Smoke and the Smokeless Cinder Grill

Smoke and the Smokeless Cinder Grill

The Cinder Grill is a smokeless electric grill. This is a feature, enabling apartment dwellers to cook flavorful food without risking the ire of their smoke detectors. However, smoke does contribute delicious flavor to food. For that reason we've considered some ways to add smoke to the Cinder Grill in controlled ways, which won't set off the alarms. Here are some of our ideas.

 

Smoke Carriers: Bacon, Chilies and So On

Many foods, from cured meats to chilies, are smoked as part of their preparation. They can then transfer their delicious flavors, including smoke, to other foods during cooking. Some of our recipes take advantage of such ingredients, such as our Seared Bay Scallops with Serrano Ham. In addition to those, here are some other suggestions: Try using a chipotle-based sauce on chicken or Turkey breast, or wrap just about anything  in thinly sliced bacon before searing.   You can also slice smoked ham into a thin chiffonade with herbs to sprinkle atop a finished dish. All of these methods add visual interest, flavor, and smoke to your Cinder Grill preparations.

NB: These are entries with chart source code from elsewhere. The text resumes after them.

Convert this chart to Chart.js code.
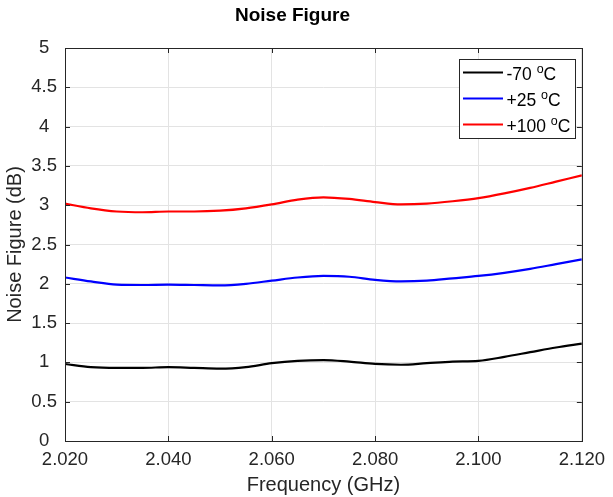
<!DOCTYPE html>
<html><head><meta charset="utf-8">
<script src="https://cdn.jsdelivr.net/npm/chart.js@4"></script>
<style>html,body{margin:0;padding:0;background:#fff}#wrap{width:613px;height:497px}</style>
</head><body><div id="wrap"><canvas id="c" width="613" height="497"></canvas></div>
<script>
const freqGHz = [2.020,2.025,2.030,2.035,2.040,2.045,2.050,2.055,2.060,2.065,2.070,2.075,2.080,2.085,2.090,2.095,2.100,2.105,2.110,2.115,2.120];
const nfMinus70 = [0.98,0.94,0.93,0.93,0.94,0.93,0.92,0.94,0.99,1.02,1.03,1.01,0.98,0.97,0.99,1.01,1.02,1.07,1.13,1.19,1.24];
const nfPlus25 = [2.08,2.03,1.99,1.985,1.99,1.985,1.98,2.00,2.04,2.08,2.10,2.09,2.05,2.03,2.04,2.07,2.10,2.14,2.19,2.25,2.31];
const nfPlus100 = [3.02,2.96,2.92,2.91,2.92,2.92,2.93,2.96,3.01,3.07,3.10,3.08,3.04,3.01,3.02,3.05,3.09,3.15,3.22,3.30,3.38];
const seriesLabels = ['-70 °C','+25 °C','+100 °C'];
const seriesColors = ['#000000','#0000ff','#ff0000'];
const xTicks = [2.02,2.04,2.06,2.08,2.10,2.12];
const yTicks = [0,0.5,1,1.5,2,2.5,3,3.5,4,4.5,5];

const FONT = '"Liberation Sans", Arial, Helvetica, sans-serif';
const AX = '#262626';
const mk = (arr) => freqGHz.map((f,i)=>({x:f,y:arr[i]}));
const seriesData = [nfMinus70, nfPlus25, nfPlus100];

const boxPlugin = {
  id:'box',
  afterDraw(chart){
    const ctx = chart.ctx, a = chart.chartArea, xs = chart.scales.x, ys = chart.scales.y;
    ctx.save();
    ctx.strokeStyle = AX; ctx.lineWidth = 1;
    ctx.strokeRect(Math.round(a.left)+0.5, Math.round(a.top)+0.5, Math.round(a.right-a.left), Math.round(a.bottom-a.top));
    const tl = 5;
    ctx.beginPath();
    xTicks.forEach(v=>{ const px = Math.round(xs.getPixelForValue(v))+0.5;
      ctx.moveTo(px,a.bottom); ctx.lineTo(px,a.bottom-tl);
      ctx.moveTo(px,a.top); ctx.lineTo(px,a.top+tl); });
    yTicks.forEach(v=>{ const py = Math.round(ys.getPixelForValue(v))+0.5;
      ctx.moveTo(a.left,py); ctx.lineTo(a.left+tl,py);
      ctx.moveTo(a.right,py); ctx.lineTo(a.right-tl,py); });
    ctx.stroke();
    // legend
    const bx = 459.5, by = 59.5, bw = 116, bh = 79;
    ctx.fillStyle = '#fff'; ctx.fillRect(bx,by,bw,bh);
    ctx.strokeStyle = AX; ctx.strokeRect(bx,by,bw,bh);
    chart.data.datasets.forEach((ds,i)=>{
      const ly = 72.5 + i*26;
      ctx.strokeStyle = ds.borderColor; ctx.lineWidth = 2;
      ctx.beginPath(); ctx.moveTo(463,ly); ctx.lineTo(503,ly); ctx.stroke();
      ctx.fillStyle = '#000'; ctx.textBaseline = 'middle'; ctx.textAlign='left';
      const parts = ds.label.split('°');
      let x = 506.5;
      ctx.font = '17.5px ' + FONT;
      ctx.fillText(parts[0], x, ly+3); x += ctx.measureText(parts[0]).width;
      if (parts.length > 1){
        ctx.font = '12.5px ' + FONT;
        ctx.fillText('o', x, ly-3); x += ctx.measureText('o').width;
        ctx.font = '17.5px ' + FONT;
        ctx.fillText(parts[1], x, ly+3);
      }
    });
    ctx.restore();
  }
};

new Chart(document.getElementById('c'), {
  type:'line',
  data:{ datasets: seriesData.map((arr,i)=>({
    label: seriesLabels[i], data: mk(arr), borderColor: seriesColors[i], backgroundColor: seriesColors[i],
    borderWidth: 2.2, pointRadius: 0, cubicInterpolationMode:'monotone', fill:false })) },
  options:{
    responsive:false, animation:false, devicePixelRatio:1,
    layout:{ padding:{ left:0, right:28, top:0, bottom:0 } },
    plugins:{
      legend:{ display:false }, tooltip:{ enabled:false },
      title:{ display:true, text:'Noise Figure', color:'#000', font:{ family:FONT, size:19, weight:'bold', lineHeight:1.2 }, padding:{ top:4, bottom:21.2 } }
    },
    scales:{
      x:{ type:'linear', min:2.02, max:2.12,
        afterBuildTicks: s => { s.ticks = xTicks.map(v=>({value:v})); },
        afterFit: s => { s.height = 56; },
        ticks:{ color:AX, padding:8, maxRotation:0, autoSkip:false, font:{ family:FONT, size:18.5 }, callback: v => Number(v).toFixed(3) },
        grid:{ color:'#e3e3e3', drawTicks:false, lineWidth:1 },
        border:{ display:false },
        title:{ display:true, text:'Frequency (GHz)', color:AX, font:{ family:FONT, size:20 }, padding:{ top:0, bottom:0 } }
      },
      y:{ min:0, max:5,
        afterBuildTicks: s => { s.ticks = yTicks.map(v=>({value:v})); },
        afterFit: s => { s.width = 65; },
        ticks:{ color:AX, padding:8, crossAlign:'center', autoSkip:false, font:{ family:FONT, size:18.5 }, callback: v => String(v) },
        grid:{ color:'#e3e3e3', drawTicks:false, lineWidth:1 },
        border:{ display:false },
        title:{ display:true, text:'Noise Figure (dB)', color:AX, font:{ family:FONT, size:20 }, padding:{ top:3, bottom:0 } }
      }
    }
  },
  plugins:[boxPlugin]
});
</script></body></html>
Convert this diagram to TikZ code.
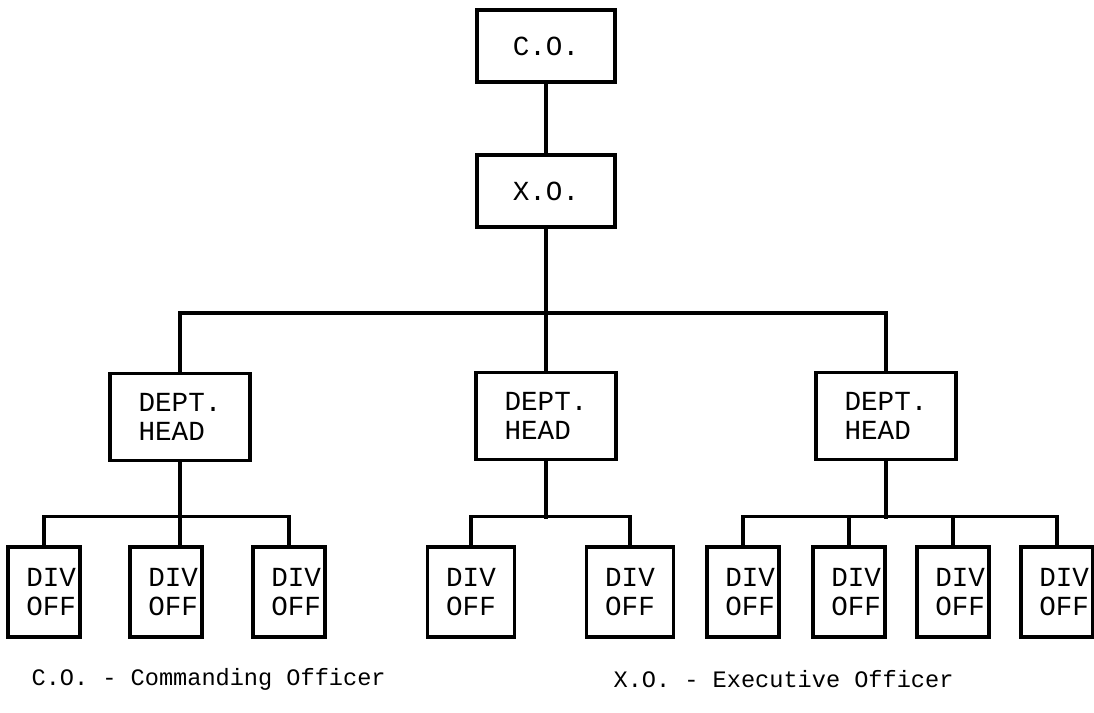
\documentclass[tikz,border=0pt]{standalone}
\usepackage{fontspec}
\setmainfont{Liberation Mono}
\usetikzlibrary{positioning}

\newcommand{\boxfont}{\fontsize{13.8}{14.5}\selectfont}
\newcommand{\keyfont}{\fontsize{11.8}{13}\selectfont}

\tikzset{
  topbox/.style={draw, font=\boxfont, minimum width=69pt, minimum height=36pt, inner sep=0pt},
  deptbox/.style={draw, font=\boxfont, align=left, minimum width=70pt, minimum height=43.5pt, inner sep=0pt},
  divbox/.style={draw, font=\boxfont, align=right, text width=32pt, minimum height=45pt, inner ysep=0pt, inner xsep=2pt},
  widediv/.style={align=center, text width=39.5pt},
  keytext/.style={font=\keyfont, anchor=west, inner sep=0pt},
}

\begin{document}
\begin{tikzpicture}[x=0.5pt, y=-0.5pt, line width=1.6pt]
\useasboundingbox (0,0) rectangle (1094,713);
% top of the chart
\node[topbox] (co) at (546,46) {C.O.};
\node[topbox] (xo) at (546,191) {X.O.};
\node[deptbox] (deptL) at (180,417) {DEPT.\\HEAD};
\node[deptbox] (deptM) at (546,416) {DEPT.\\HEAD};
\node[deptbox] (deptR) at (886,416) {DEPT.\\HEAD};
\draw (co) -- (xo);
\draw (xo.south) -- (deptM.north);
\draw (deptL.north) -- ++(0,-59) -| (deptR.north);
% division officers
\foreach \n/\x in {1/44,2/166,3/289}
    \node[divbox] (divL\n) at (\x,592) {DIV\\OFF};
\foreach \n/\x in {1/471,2/630}
    \node[divbox, widediv] (divM\n) at (\x,592) {DIV\\OFF};
\foreach \n/\x in {1/743,2/849,3/953,4/1057}
    \node[divbox] (divR\n) at (\x,592) {DIV\\OFF};
\draw (divL1.north) -- ++(0,-29) -| (divL3.north);
\draw (deptL.south) -- (deptL.south |- divL2.north);
\draw (divM1.north) -- ++(0,-29) -| (divM2.north);
\draw (deptM.south) -- ++(0,58);
\draw (divR1.north) -- ++(0,-29) -| (divR4.north);
\foreach \n in {2,3}
    \draw (divR\n.north) -- ++(0,-29);
\draw (deptR.south) -- ++(0,58);
% key
\node[keytext] (keyco) at (30,679) {C.O. - Commanding Officer};
\node[keytext] (keyxo) at (612,679) {X.O. - Executive Officer};
\end{tikzpicture}
\end{document}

The Essence of Smoke Flavor: Liquid Smoke

In a food world full of fake ingredients made of chemicals with lengthy names, liquid smoke stands out. It is precisely what it says it is, smoke from burning hardwood that has been condensed into liquid solution. A few drops in a marinade or rub can lend just about any food the flavor of being grilled over live coals. However, measure carefully, as it's very strong. Try combining it with the aforementioned chilies in a sauce, or add a splash to a dry rub for pork.  As an alternative to adding it with pre-cooking seasonings, try brushing on a little liquid smoke mixed with soy sauce and oil just before searing. This produces a rich, savory, smoky crust. 

 

Sprinkle On Some Flavor: Smoked Salt

Similarly, smoked salt is salt infused with smoke. The original method, still widely practiced, involves boiling seawater down over billowing wood fires to produce salt. There are other methods as well. However it's made, smoked salt can help build flavor on the Cinder Grill from start to finish. Substitute it for regular salt in marinades and seasonings. It can also be added to brines, but at no more than one fourth of the total salt. After all, too much smoke can become not such a good thing. At the other end of cooking, use smoked salt as a finishing salt just before serving, for a crunchy smoky pop of flavor in each bite.

 

The Cinder Grill & the Flavor of Charring

As mentioned above, the Cinder Grill is smokeless. However, if the cook can dare a little smoke, the Cinder can be used to deliver a marvelous char. Simply keep searing the food past the first 45 seconds, until it develops a thick dark crust.  This crust is the Maillard reaction taken to extremes, rich flavor combined with the pleasant edge of a burn. Foods suitable for this treatment include vegetables such as green beans and asparagus, and meat such as beef steak. A little sprinkle of sugar before searing can help the process along. Also, you'll want to slightly undercook the food before searing, to account for the rise in internal temperature that the extended sear can cause.

 

These are a few ways to add smoke to your cooking without any adverse effects. Whichever you choose, enjoy rich flavor in every bite from your Cinder Grill!